● **Problem to work on**: Reproduce the listing below exactly, beginning with its first line and ending with the line that holds "yieldPH625, yieldPH650, yieldPH675, yieldPH700];"; pictures are not part of the copy.

● **Information provided**:
##############################
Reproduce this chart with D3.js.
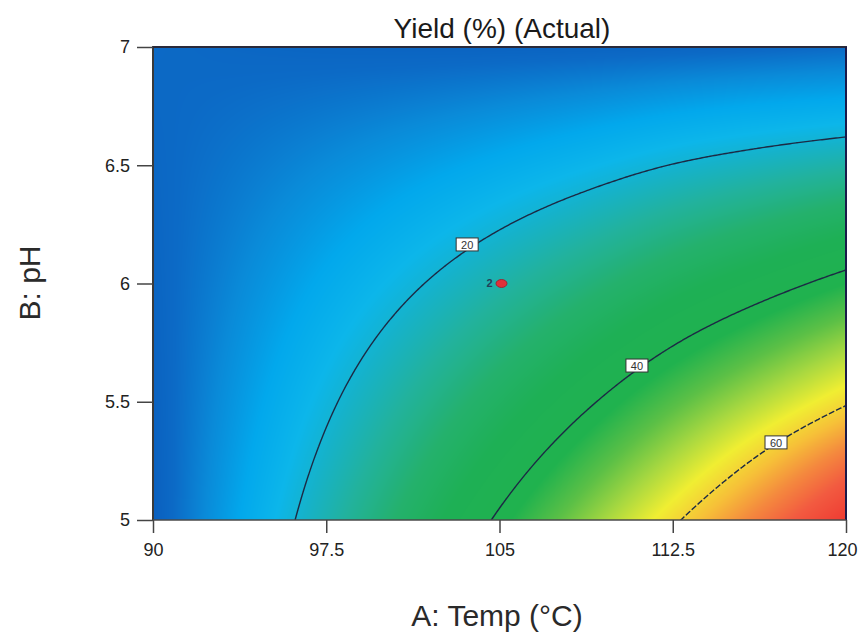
<!DOCTYPE html>
<html>
<head>
<meta charset="utf-8">
<script src="https://cdn.jsdelivr.net/npm/d3@7"></script>
<style>
  html, body { margin: 0; padding: 0; background: #fff; }
  svg { display: block; font-family: "Liberation Sans", Arial, sans-serif; }
</style>
</head>
<body>
<svg id="chart" width="859" height="634"></svg>
<script>
// ---- Data ----
const temps = [90, 93.75, 97.5, 101.25, 105, 108.75, 112.5, 116.25, 120];   // A: Temp (°C) grid
const phs   = [5, 5.25, 5.5, 5.75, 6, 6.25, 6.5, 6.75, 7];                   // B: pH grid
// Yield (%) estimated at each grid node; one row per pH value
const yieldPH500 = [5.95, 14.47, 23.13, 31.92, 40.85, 49.92, 59.13, 68.47, 77.95];
const yieldPH525 = [6.20, 13.59, 21.13, 28.79, 36.60, 44.54, 52.63, 60.84, 69.20];
const yieldPH550 = [6.45, 12.72, 19.13, 25.67, 32.35, 39.17, 46.13, 52.80, 59.40];
const yieldPH575 = [6.70, 11.84, 17.13, 22.54, 28.10, 33.79, 39.63, 45.20, 50.80];
const yieldPH600 = [6.95, 10.97, 15.13, 19.42, 23.85, 28.42, 33.13, 37.50, 42.00];
const yieldPH625 = [7.20, 10.09, 13.13, 16.29, 19.60, 23.04, 26.63, 29.90, 33.20];
const yieldPH650 = [7.45, 9.22, 11.13, 13.17, 15.35, 17.67, 20.13, 22.20, 24.20];
const yieldPH675 = [7.70, 8.34, 9.13, 10.04, 11.10, 12.29, 13.63, 14.70, 15.60];
const yieldPH700 = [7.95, 7.47, 7.13, 6.92, 6.85, 6.92, 7.13, 7.47, 7.95];
const yieldRows = [yieldPH500, yieldPH525, yieldPH550, yieldPH575, yieldPH600,
                   yieldPH625, yieldPH650, yieldPH675, yieldPH700];

const contourLevels = [20, 40, 60];
const contourLabelT  = [103.6, 110.95, 116.97];
const contourLabelPH = [6.163, 5.651, 5.326];

const designT = [105];
const designPH = [6];
const designCount = ["2"];

const xTicks = [90, 97.5, 105, 112.5, 120];
const yTicks = [5, 5.5, 6, 6.5, 7];

const colorStops = [6, 8, 11, 14.5, 18, 21, 25, 30, 35, 42, 47, 52, 57, 62, 67, 72, 78];
const colorList  = ["#0a5fbe", "#0c6ac6", "#0a8ad8", "#02a8ec", "#0cb6ea", "#16b2c8", "#22b29c",
                    "#24b16c", "#1eb055", "#20b24e", "#5cc046", "#a8d840", "#f0ee32", "#f6c038",
                    "#f4883e", "#f25a40", "#ee3a32"];

// ---- Layout ----
const svg = d3.select("#chart");
const L = 153, R = 846, T = 47, B = 520;
const x = d3.scaleLinear().domain([90, 120]).range([L, R]);
const y = d3.scaleLinear().domain([5, 7]).range([B, T]);
const color = d3.scaleLinear().domain(colorStops).range(colorList).clamp(true);

// smooth (Catmull-Rom) evaluation of the grid
const nT = temps.length, nP = phs.length;
function g(i, j) {
  if (i < 0) return 2 * g(0, j) - g(1, j);
  if (i > nT - 1) return 2 * g(nT - 1, j) - g(nT - 2, j);
  if (j < 0) return 2 * g(i, 0) - g(i, 1);
  if (j > nP - 1) return 2 * g(i, nP - 1) - g(i, nP - 2);
  return yieldRows[j][i];
}
function cr(p0, p1, p2, p3, t) {
  return 0.5 * (2 * p1 + (-p0 + p2) * t + (2 * p0 - 5 * p1 + 4 * p2 - p3) * t * t + (-p0 + 3 * p1 - 3 * p2 + p3) * t * t * t);
}
const tIdx = d3.scaleLinear().domain(d3.extent(temps)).range([0, nT - 1]);
const pIdx = d3.scaleLinear().domain(d3.extent(phs)).range([0, nP - 1]);
function field(tv, pv) {
  const u = tIdx(tv), v = pIdx(pv);
  let i = Math.min(nT - 2, Math.max(0, Math.floor(u)));
  let j = Math.min(nP - 2, Math.max(0, Math.floor(v)));
  const tu = u - i, tv2 = v - j;
  const rows = [];
  for (let dj = -1; dj <= 2; dj++) {
    rows.push(cr(g(i - 1, j + dj), g(i, j + dj), g(i + 1, j + dj), g(i + 2, j + dj), tu));
  }
  return cr(rows[0], rows[1], rows[2], rows[3], tv2);
}

// ---- Heat map (canvas -> image) ----
const W = R - L, H = B - T;
const canvas = document.createElement("canvas");
canvas.width = W; canvas.height = H;
const ctx = canvas.getContext("2d");
const img = ctx.createImageData(W, H);
for (let py = 0; py < H; py++) {
  const pv = y.invert(T + py + 0.5);
  for (let px = 0; px < W; px++) {
    const tv = x.invert(L + px + 0.5);
    const c = d3.rgb(color(field(tv, pv)));
    const k = (py * W + px) * 4;
    img.data[k] = c.r; img.data[k + 1] = c.g; img.data[k + 2] = c.b; img.data[k + 3] = 255;
  }
}
ctx.putImageData(img, 0, 0);
svg.append("image")
  .attr("x", L).attr("y", T).attr("width", W).attr("height", H)
  .attr("preserveAspectRatio", "none")
  .attr("href", canvas.toDataURL());

// ---- Contours ----
const nx = 348, ny = 238;
const stepT = (120 - 90) / (nx - 1), stepP = (7 - 5) / (ny - 1);
const values = new Array(nx * ny);
for (let j = 0; j < ny; j++) {
  const pv = 7 - j * stepP;
  for (let i = 0; i < nx; i++) values[j * nx + i] = field(90 + i * stepT, pv);
}
const contours = d3.contours().size([nx, ny]).thresholds(contourLevels)(values);
const proj = d3.geoTransform({
  point: function (cx, cy) {
    this.stream.point(x(90 + (cx - 0.5) * stepT), y(7 - (cy - 0.5) * stepP));
  }
});
const path = d3.geoPath(proj);
svg.append("clipPath").attr("id", "plotclip")
  .append("rect").attr("x", L).attr("y", T).attr("width", W).attr("height", H);
svg.append("g").attr("clip-path", "url(#plotclip)")
  .selectAll("path").data(contours).join("path")
  .attr("d", path)
  .attr("fill", "none")
  .attr("stroke", "#1c2a44")
  .attr("stroke-width", 1.4)
  .attr("stroke-dasharray", d => d.value === 60 ? "6,2" : null);

// contour labels
const lab = svg.append("g").selectAll("g").data(contourLevels).join("g")
  .attr("transform", (d, i) => `translate(${x(contourLabelT[i])},${y(contourLabelPH[i])})`);
lab.append("rect").attr("x", -11).attr("y", -7).attr("width", 22).attr("height", 13)
  .attr("fill", "#fff").attr("stroke", "#333").attr("stroke-width", 1);
lab.append("text").attr("text-anchor", "middle").attr("dy", "0.35em")
  .attr("font-size", 11).attr("fill", "#333").text(d => d);

// design point
const dp = svg.append("g").selectAll("g").data(designT).join("g")
  .attr("transform", (d, i) => `translate(${x(d)},${y(designPH[i])})`);
dp.append("ellipse").attr("cx", 2).attr("rx", 5.5).attr("ry", 4)
  .attr("fill", "#e0303a").attr("stroke", "#a01828").attr("stroke-width", 0.8);
dp.append("text").attr("x", -7).attr("dy", "0.35em").attr("text-anchor", "end")
  .attr("font-size", 11).attr("font-weight", "bold").attr("fill", "#22405a")
  .text((d, i) => designCount[i]);

// ---- Frame ----
svg.append("line").attr("x1", L).attr("x2", L).attr("y1", T - 1).attr("y2", B + 1)
  .attr("stroke", "#3a3a3a").attr("stroke-width", 2);
svg.append("line").attr("x1", L).attr("x2", R + 1).attr("y1", T).attr("y2", T)
  .attr("stroke", "#2a2a3a").attr("stroke-width", 2);
svg.append("line").attr("x1", R).attr("x2", R).attr("y1", T).attr("y2", B)
  .attr("stroke", "#1a1a4a").attr("stroke-width", 2);
svg.append("line").attr("x1", L).attr("x2", R).attr("y1", B).attr("y2", B)
  .attr("stroke", "#4a4a4a").attr("stroke-width", 1.5);

// ---- Axes ----
const xAxis = svg.append("g").attr("transform", `translate(0,${B})`)
  .call(d3.axisBottom(x).tickValues(xTicks).tickSize(13).tickPadding(10).tickFormat(d => String(d)));
const yAxis = svg.append("g").attr("transform", `translate(${L},0)`)
  .call(d3.axisLeft(y).tickValues(yTicks).tickSize(16).tickPadding(7).tickFormat(d => String(d)));
[xAxis, yAxis].forEach(a => {
  a.select(".domain").remove();
  a.selectAll(".tick line").attr("stroke", "#444").attr("stroke-width", 1.5);
  a.selectAll(".tick text").attr("font-size", 18).attr("fill", "#222")
    .attr("font-family", "'Liberation Sans', Arial, sans-serif");
});
// last x label sits slightly inside the window edge, as in the original
xAxis.selectAll(".tick text").filter(d => d === 120).attr("x", -4);

// ---- Titles ----
svg.append("text").attr("x", 502).attr("y", 38).attr("text-anchor", "middle")
  .attr("font-size", 28).attr("fill", "#1a1a1a").text("Yield (%) (Actual)");
svg.append("text").attr("x", 497).attr("y", 626).attr("text-anchor", "middle")
  .attr("font-size", 30).attr("fill", "#2a2a2a").text("A: Temp (°C)");
svg.append("text").attr("transform", "translate(40,283) rotate(-90)").attr("text-anchor", "middle")
  .attr("font-size", 30).attr("fill", "#2a2a2a").text("B: pH");
</script>
</body>
</html>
##############################
● **Exercise output**:
Reproduce this chart with D3.js.
<!DOCTYPE html>
<html>
<head>
<meta charset="utf-8">
<script src="https://cdn.jsdelivr.net/npm/d3@7"></script>
<style>
  html, body { margin: 0; padding: 0; background: #fff; }
  svg { display: block; font-family: "Liberation Sans", Arial, sans-serif; }
</style>
</head>
<body>
<svg id="chart" width="859" height="634"></svg>
<script>
// ---- Data ----
const temps = [90, 93.75, 97.5, 101.25, 105, 108.75, 112.5, 116.25, 120];   // A: Temp (°C) grid
const phs   = [5, 5.25, 5.5, 5.75, 6, 6.25, 6.5, 6.75, 7];                   // B: pH grid
// Yield (%) estimated at each grid node; one row per pH value
const yieldPH500 = [5.95, 14.47, 23.13, 31.92, 40.85, 49.92, 59.13, 68.47, 77.95];
const yieldPH525 = [6.20, 13.59, 21.13, 28.79, 36.60, 44.54, 52.63, 60.84, 69.20];
const yieldPH550 = [6.45, 12.72, 19.13, 25.67, 32.35, 39.17, 46.13, 52.80, 59.40];
const yieldPH575 = [6.70, 11.84, 17.13, 22.54, 28.10, 33.79, 39.63, 45.20, 50.80];
const yieldPH600 = [6.95, 10.97, 15.13, 19.42, 23.85, 28.42, 33.13, 37.50, 42.00];
const yieldPH625 = [7.20, 10.09, 13.13, 16.29, 19.60, 23.04, 26.63, 29.90, 33.20];
const yieldPH650 = [7.45, 9.22, 11.13, 13.17, 15.35, 17.67, 20.13, 22.20, 24.20];
const yieldPH675 = [7.70, 8.34, 9.13, 10.04, 11.10, 12.29, 13.63, 14.70, 15.60];
const yieldPH700 = [7.95, 7.47, 7.13, 6.92, 6.85, 6.92, 7.13, 7.47, 7.95];
const yieldRows = [yieldPH500, yieldPH525, yieldPH550, yieldPH575, yieldPH600,
                   yieldPH625, yieldPH650, yieldPH675, yieldPH700];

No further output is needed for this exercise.